Im Gegensatz zum sich daheim immer muffelig gebenden Takuya ist Kazuhiro völlig begeistert von dessen Vater, Mutter und Schwester. Zugleich wird ihm bewusst wie stark er seine eigene kleine Familie zugunsten des Arbeitgebers vernachlässigt hat. Hier schimmert etwas sanfte Kritik an der japanischen Leistungsgesellschaft durch.
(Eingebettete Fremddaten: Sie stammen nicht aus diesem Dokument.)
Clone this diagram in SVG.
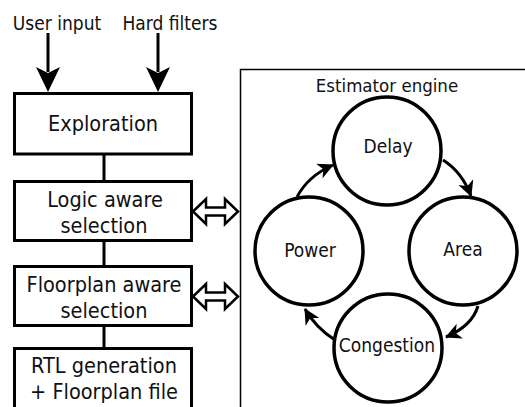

Doch sehr viel stärker interessiert ist Taniguchi an der sensiblen und in detailreichen Bildern dargebotenen Schilderung von Alltäglichkeiten, die aus einem neuen Blickwinkel plötzlich ganz anders wirken.

Jiro Taniguchi: Bis in den Himmel

Wie schon in Vertraute Fremde setzt Jiro Taniguchi auch in Bis in den Himmel einen Fantasy-Aufhänger ein. Doch ansonsten zeigt er sich sehr viel stärker an der Realität als an Phantastik oder dem Reflektieren über die Möglichkeit eines Lebens nach dem Tode interessiert. Sehr viel wichtiger ist für Taniguchi das Leben vor dem Tode.